Another vision comes. I dream of a woman leading three hundred people to stand and defend this land. My dream-heart soars. We cast off false prophets and divest from their machine gods, and make our stand. Born of the flesh of the Earth, we gather to defend her skin. Warriors, poets, scientists, parents, children; we converge on the mountainside. We make coffee in the morning, and stand, shoulder to shoulder, against the mine. Will you be one of us?
When I awake, I unzip my sleeping bag, stand up, and take two steps east before finding the first feather. It is the primary feather of a prairie falcon, desert cousin of the peregrine. Then a few steps to the west, another: red-tailed hawk. Then, to the south, Raven. And to the north, Phasianidae — a sage-grouse? My mind rebels. I can hardly believe the coincidence.
But of course, it was not a coincidence.
Have you ever experienced something that is inexplicable? And yet at the same time, something that feels fated? I spoke to the land, and the land spoke back. The message was clear. Find in yourself the speed of the falcon. The adaptability of the hawk. The intellect of the raven. The stately dance of the sage-grouse. Here, we must draw a line. Here, we return to the land, to the source, and we begin to work to pay back the debts that can never be repaid. Here we find our honor.
I do not know if this mountain can be saved. But I know that in capitulation there is the death of the soul, and in fighting we fight not only for pronghorn and prairie falcon, burrowing owl and our brother coyote, but for our own wild souls.

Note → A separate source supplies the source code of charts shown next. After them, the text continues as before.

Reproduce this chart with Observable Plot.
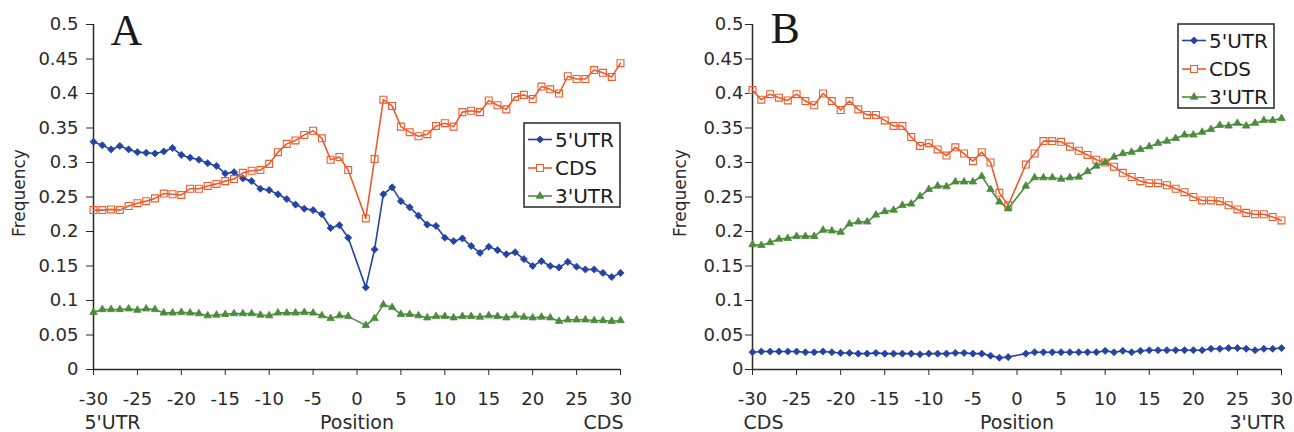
<!DOCTYPE html>
<html>
<head>
<meta charset="utf-8">
<script src="https://cdn.jsdelivr.net/npm/d3@7"></script>
<script src="https://cdn.jsdelivr.net/npm/@observablehq/plot@0.6"></script>
<style>
html, body { margin: 0; padding: 0; background: #fff; }
#wrap { display: flex; width: 1294px; height: 432px; overflow: hidden; }
</style>
</head>
<body>
<div id="wrap"></div>
<script>
// ---- data ----
const positions = [-30,-29,-28,-27,-26,-25,-24,-23,-22,-21,-20,-19,-18,-17,-16,-15,-14,-13,-12,-11,-10,-9,-8,-7,-6,-5,-4,-3,-2,-1,
                   1,2,3,4,5,6,7,8,9,10,11,12,13,14,15,16,17,18,19,20,21,22,23,24,25,26,27,28,29,30];
const seriesNames = ["5'UTR", "CDS", "3'UTR"];
const seriesColors = ["#2443a3", "#ee5c2c", "#4b8c3c"];
const xTicks = [-30, -25, -20, -15, -10, -5, 0, 5, 10, 15, 20, 25, 30];
const xTickLabels = ["-30", "-25", "-20", "-15", "-10", "-5", "0", "5", "10", "15", "20", "25", "30"];
const yTicks = [0, 0.05, 0.1, 0.15, 0.2, 0.25, 0.3, 0.35, 0.4, 0.45, 0.5];
const yTickLabels = ["0", "0.05", "0.1", "0.15", "0.2", "0.25", "0.3", "0.35", "0.4", "0.45", "0.5"];

// Panel A
const panelA_utr5 = [0.330,0.325,0.319,0.324,0.319,0.315,0.314,0.313,0.316,0.321,0.311,0.307,0.304,0.299,0.295,0.284,0.286,0.277,0.273,0.262,0.260,0.254,0.247,0.239,0.233,0.231,0.225,0.205,0.209,0.191,
                     0.119,0.174,0.254,0.264,0.244,0.235,0.223,0.210,0.208,0.191,0.186,0.190,0.179,0.169,0.178,0.173,0.167,0.170,0.160,0.150,0.157,0.150,0.148,0.156,0.149,0.145,0.145,0.140,0.134,0.140];
const panelA_cds  = [0.231,0.231,0.232,0.231,0.237,0.241,0.244,0.248,0.255,0.254,0.253,0.262,0.262,0.266,0.269,0.273,0.276,0.285,0.288,0.289,0.298,0.315,0.327,0.332,0.340,0.346,0.335,0.304,0.308,0.289,
                     0.219,0.305,0.391,0.382,0.352,0.344,0.338,0.341,0.353,0.357,0.352,0.373,0.375,0.373,0.390,0.383,0.377,0.395,0.398,0.392,0.410,0.406,0.400,0.425,0.421,0.421,0.434,0.430,0.424,0.444];
const panelA_utr3 = [0.083,0.087,0.087,0.087,0.088,0.086,0.088,0.087,0.082,0.082,0.083,0.082,0.081,0.078,0.079,0.080,0.081,0.081,0.081,0.079,0.078,0.082,0.082,0.082,0.083,0.082,0.078,0.074,0.078,0.077,
                     0.064,0.074,0.094,0.090,0.080,0.080,0.078,0.075,0.077,0.077,0.075,0.077,0.077,0.076,0.078,0.077,0.075,0.078,0.076,0.075,0.076,0.075,0.070,0.072,0.072,0.072,0.071,0.071,0.070,0.071];

// Panel B
const panelB_utr5 = [0.025,0.026,0.026,0.026,0.026,0.026,0.025,0.025,0.026,0.025,0.024,0.024,0.023,0.023,0.024,0.023,0.023,0.023,0.023,0.022,0.023,0.023,0.023,0.024,0.024,0.023,0.023,0.020,0.017,0.018,
                     0.023,0.025,0.025,0.025,0.025,0.025,0.025,0.025,0.025,0.027,0.025,0.027,0.025,0.027,0.028,0.028,0.028,0.028,0.028,0.028,0.028,0.030,0.030,0.031,0.031,0.030,0.028,0.030,0.030,0.031];
const panelB_cds  = [0.405,0.391,0.399,0.394,0.390,0.399,0.389,0.383,0.400,0.389,0.376,0.389,0.377,0.369,0.369,0.361,0.353,0.353,0.337,0.324,0.328,0.319,0.310,0.322,0.313,0.302,0.315,0.300,0.256,0.238,
                     0.297,0.313,0.331,0.331,0.330,0.323,0.317,0.311,0.304,0.300,0.294,0.285,0.279,0.273,0.270,0.270,0.267,0.262,0.257,0.250,0.245,0.245,0.244,0.238,0.232,0.227,0.225,0.225,0.221,0.216];
const panelB_utr3 = [0.181,0.180,0.184,0.189,0.190,0.193,0.193,0.193,0.202,0.201,0.199,0.211,0.214,0.214,0.224,0.229,0.231,0.238,0.240,0.251,0.261,0.266,0.265,0.272,0.272,0.272,0.280,0.261,0.243,0.233,
                     0.266,0.278,0.278,0.278,0.276,0.278,0.279,0.287,0.295,0.300,0.308,0.313,0.315,0.319,0.323,0.328,0.331,0.335,0.340,0.340,0.344,0.348,0.354,0.353,0.357,0.353,0.357,0.361,0.361,0.364];

// ---- drawing ----
const FONT = "'DejaVu Sans', 'Liberation Sans', sans-serif";
const symbolTypes = ["diamond2", "square", "triangle"];
const symbolR = [3.2, 3.9, 2.8];
const symbolFill = [true, false, true];

function makePanel(cfg) {
  const data = [];
  seriesNames.forEach((name, k) => {
    positions.forEach((p, i) => data.push({pos: p, value: cfg.series[k][i], series: name}));
  });
  const dotMarks = seriesNames.map((name, k) =>
    Plot.dot(data.filter(d => d.series === name), {
      x: "pos", y: "value",
      symbol: () => symbolTypes[k],
      r: symbolR[k],
      stroke: seriesColors[k],
      strokeWidth: symbolFill[k] ? 0.8 : 1.1,
      fill: symbolFill[k] ? seriesColors[k] : "none"
    })
  );
  const svg = Plot.plot({
    width: 647,
    height: 432,
    marginLeft: cfg.marginLeft,
    marginRight: cfg.marginRight,
    marginTop: 24,
    marginBottom: 63,
    style: {fontFamily: FONT, fontSize: "18px", color: "#2a2a2a", background: "#fff", overflow: "visible"},
    x: {domain: [-30, 30]},
    y: {domain: [0, 0.5]},
    symbol: {domain: symbolTypes, range: symbolTypes},
    marks: [
      Plot.axisX({ticks: xTicks, tickSize: 6, tickPadding: 17, tickFormat: d => xTickLabels[xTicks.indexOf(d)], label: null, fontSize: 18}),
      Plot.axisY({ticks: yTicks, tickSize: 7, tickPadding: cfg.yPad, tickFormat: d => yTickLabels[yTicks.indexOf(d)], label: null, fontSize: 18}),
      Plot.ruleX([-30], {stroke: "#2a2a2a", strokeWidth: 1.5}),
      Plot.ruleY([0], {stroke: "#2a2a2a", strokeWidth: 1.5}),
      Plot.line(data, {x: "pos", y: "value", z: "series", stroke: d => seriesColors[seriesNames.indexOf(d.series)], strokeWidth: 1.6}),
      ...dotMarks,
      Plot.text([cfg.letter], {frameAnchor: "top-left", textAnchor: "start", lineAnchor: "bottom", dx: cfg.letterDx, dy: cfg.letterDy,
        fontFamily: "'Liberation Serif', 'DejaVu Serif', serif", fontSize: 44, fill: "#1a1a1a"}),
      Plot.text(["Frequency"], {frameAnchor: "left", rotate: -90, textAnchor: "middle", lineAnchor: "middle", dx: cfg.freqDx, dy: -4, fontSize: 17, fill: "#2a2a2a"}),
      Plot.text([cfg.leftLabel], {frameAnchor: "bottom-left", textAnchor: "start", lineAnchor: "bottom", dx: -9, dy: 59, fontSize: 19, fill: "#2a2a2a"}),
      Plot.text(["Position"], {frameAnchor: "bottom", textAnchor: "middle", lineAnchor: "bottom", dy: 59, fontSize: 19, fill: "#2a2a2a"}),
      Plot.text([cfg.rightLabel], {frameAnchor: "bottom-right", textAnchor: "end", lineAnchor: "bottom", dx: cfg.rightDx, dy: 59, fontSize: 19, fill: "#2a2a2a"})
    ]
  });

  // legend box
  const g = d3.select(svg).append("g").attr("transform", `translate(${cfg.legendX},${cfg.legendY})`);
  g.append("rect").attr("x", 0).attr("y", 0).attr("width", 96).attr("height", 84)
    .attr("fill", "#fff").attr("stroke", "#333").attr("stroke-width", 1.6);
  const rowY = [16.5, 45, 73];
  seriesNames.forEach((name, k) => {
    const row = g.append("g").attr("transform", `translate(0,${rowY[k]})`);
    row.append("line").attr("x1", 4).attr("x2", 28).attr("y1", 0).attr("y2", 0)
      .attr("stroke", seriesColors[k]).attr("stroke-width", 1.6);
    const sym = symbolTypes[k] === "diamond2" ? d3.symbolDiamond2 : symbolTypes[k] === "square" ? d3.symbolSquare : d3.symbolTriangle;
    row.append("path").attr("transform", "translate(16,0)")
      .attr("d", d3.symbol(sym, Math.PI * symbolR[k] * symbolR[k])())
      .attr("fill", symbolFill[k] ? seriesColors[k] : "#fff")
      .attr("stroke", seriesColors[k]).attr("stroke-width", symbolFill[k] ? 0.8 : 1.1);
    row.append("text").attr("x", 31).attr("y", 0).attr("dy", "0.36em")
      .attr("text-anchor", "start")
      .attr("font-family", FONT).attr("font-size", 20).attr("fill", "#1a1a1a").text(name);
  });
  return svg;
}

const wrap = document.getElementById("wrap");
wrap.appendChild(makePanel({
  letter: "A",
  series: [panelA_utr5, panelA_cds, panelA_utr3],
  marginLeft: 93, marginRight: 27, yPad: 8,
  leftLabel: "5'UTR", rightLabel: "CDS", rightDx: 3,
  letterDx: 17, letterDy: 20, freqDx: -74,
  legendX: 524, legendY: 123
}));
wrap.appendChild(makePanel({
  letter: "B",
  series: [panelB_utr5, panelB_cds, panelB_utr3],
  marginLeft: 105, marginRight: 13, yPad: 2,
  leftLabel: "CDS", rightLabel: "3'UTR", rightDx: 4,
  letterDx: 18, letterDy: 18, freqDx: -72,
  legendX: 531, legendY: 24
}));
</script>
</body>
</html>
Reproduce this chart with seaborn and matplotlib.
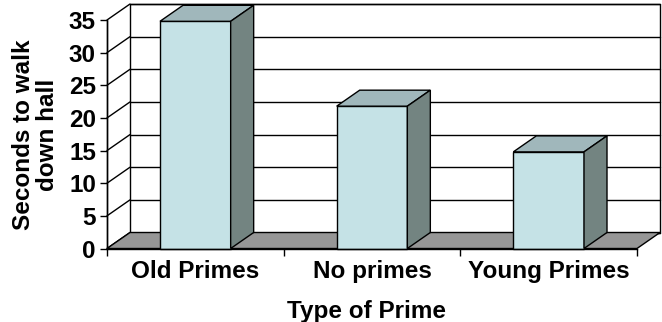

And in fighting, we have a chance to win, to turn back the land destroyers, no matter how “green” they claim to be, and keep the wild land of Thacker Pass wild.
The choice of whether or not we will win is not up to me. It is up to you.
this is a lyrical and challenging heartfull of writing, to support us all as we try to hold Mother Earth too
(I would add Howard Zinn to my list of subscriptions.....)
I want to share a comment that was sent to me by email from a reader named David, and my response:
David:
"Thanks so much for your heartfelt post. I resonate.
I want to query one your statements: "Still, it is incontrovertible that change inside individual human beings is a prerequisite for action"
In my experience, virtually all of it in equatorial regions in India and Africa, action comes first. Sure, external events might push people into action, and they recognize the need for change. But change happens when people - TOGETHER, never as individuals - are moved to action.
I like the Old Testament statement of what the Israelites said when they were supposedly to receive the Ten Commandments: "We will do, and we will hear." In that order. One doesn't understand the dimensionality of change unless and until one acts. And any spiritual change that happens before that, in my opinion, may simply be false consciousness.
Thank you for doing both!"
My response:
Thanks for the message. I agree, that action comes first, at least as far as the external perspective, but I don't think that action happens without an internal process already having begun. I think the externally-visible state of the mind is a lagging indicator of transformation. Another way of saying this is that often, we begin a transformation in the world before it fully unfolds inside of us. Our soul is seeking another way.
I've always loved with quote: "I prayed [for freedom from slavery] for twenty years but received no answer until I prayed with my legs." - Frederick Douglass
I love it because it points towards a marriage of thought and action, prayer and decisiveness, that in my view is more potent than either alone.